Future Forge/Runtime worker handoff payloads are documented in worker_integration_contract.md. That contract defines the minimum worker request/completed/failed response shapes without adding queue, database, Forge execution, or Runtime execution infrastructure.
Current stub example:
curl -X POST "http://127.0.0.1:8000/api/analyze" \
-H "Content-Type: application/json" \
-d '{
"model_path": "models/resnet18.onnx",
"metadata_path": "artifacts/metadata.json",
"manifest_path": "artifacts/manifest.json",
"notes": "smoke job"
}'The current implementation returns a queued in-memory job and does not run Forge, Runtime, uploads, queues, or workers.
Poll the job:
curl "http://127.0.0.1:8000/api/jobs/job_..."Development-only completion stub:
curl -X POST "http://127.0.0.1:8000/api/jobs/job_.../complete-dev" \
-H "Content-Type: application/json" \
-d '{
"result": {
"summary": {"response_type": "compare", "overall": "improvement", "comparison_mode": "same_precision", "precision_pair": ["fp32", "fp32"], "deployment_decision": "deployable", "guard_status": null},
"comparison": {"result": {}, "judgement": {}, "rendered": {"markdown": "# Compare", "html": "<html></html>"}},
"deployment_decision": {"decision": "deployable", "reason": "Mock dev completion result.", "lab_overall": "improvement", "guard_status": null, "recommended_action": "Review generated report before deployment."},
"provenance": {"source_bundle": "compare"},
"metadata": {"legacy_warning": false},
"timestamps": {"base": "2026-04-13T09:00:00Z", "new": "2026-04-13T10:00:00Z"},
"execution_info": {"base_path": "dev/base.json", "new_path": "dev/new.json", "selection_mode": null, "legacy_warning": false}
}
}'/api/jobs/{job_id}/complete-dev is only a development/mock path. It stores a caller-provided API response contract bundle on an in-memory job so SaaS clients can smoke-test the queued-to-completed flow before real Forge/Runtime worker integration exists.

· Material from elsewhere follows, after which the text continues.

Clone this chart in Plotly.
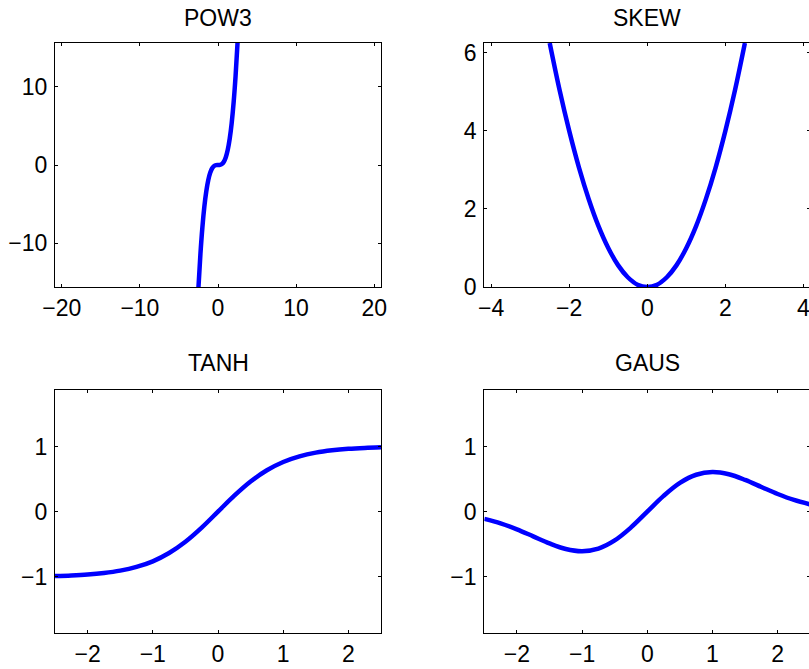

- The compare/history/summarize/list-results API layer remains a thin service adapter.
- The analyze job endpoints are in-memory SaaS workflow stubs.
- The API layer reuses service-layer logic rather than duplicating benchmark logic inside HTTP handlers.
- This keeps CLI and API behavior aligned across compare, history-report, summarize, and list-results.
- The API is intentionally a bridge layer for future Web UI or SaaS-oriented expansion, not a separate product surface yet.